How Many Countries Is Too Many?
There is no perfect number, but many students function best when they focus on a manageable set rather than trying to keep every option alive.
In practice, many international applicants do better with:
- one main country or system they understand well
- one second-country hedge with strong practical value
- sometimes one additional country if there is a clear reason for it
Beyond that, the shortlist can become harder to manage, especially if deadlines, essays, language expectations, or qualification rules all differ.
Common Mistakes Families Make
Families often weaken the shortlist by:
- choosing universities before choosing sensible countries
- confusing rankings with fit
- creating “safeties” they would never actually accept
- mixing vastly different fee bands without a financial plan
- overcomplicating the application season with too many systems
- failing to narrow the list before predicted grades and deadlines become urgent
The best shortlist usually feels more selective and more honest than families expected at the start.
When Students Need More Than a Shortlist Tool
Some students already know what they want academically but need help turning options into a genuine application strategy. Others are stuck between countries, degree structures, or budget realities. In those cases, direct support from Tutopiya tutors and counsellors can help families turn a shortlist into a clearer plan.
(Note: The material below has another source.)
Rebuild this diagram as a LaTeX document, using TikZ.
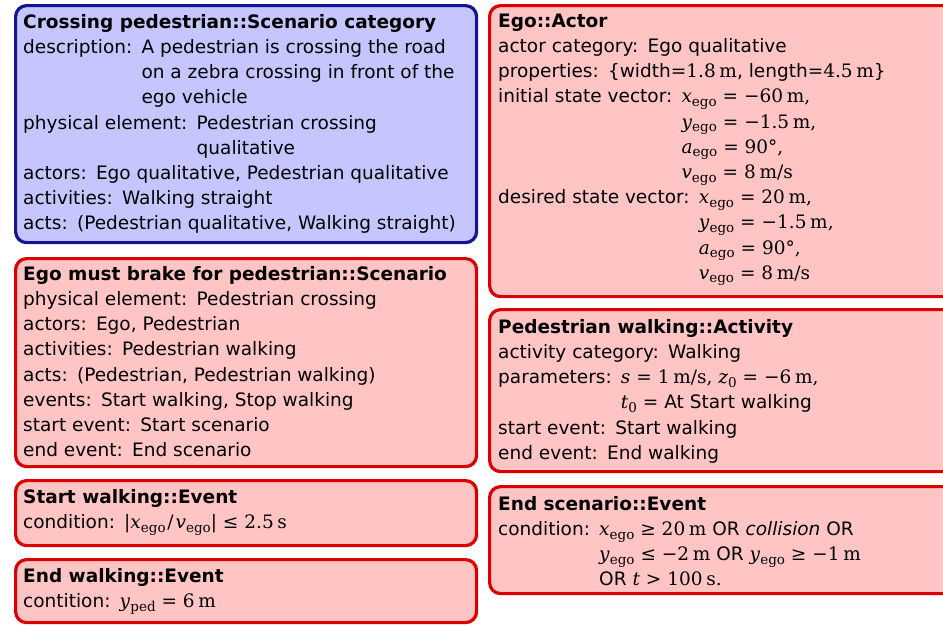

If you want broader academic and university-preparation support, you can also explore the Tutopiya learning portal.
Final Thoughts
A balanced university list across more than one country should not be a popularity contest or a spreadsheet full of famous names. It should be a practical, realistic, and well-spread plan that reflects grades, subject goals, budget, and application workload. Students usually make better decisions when they start with fit, build in layers, and use tools that actually understand international qualifications.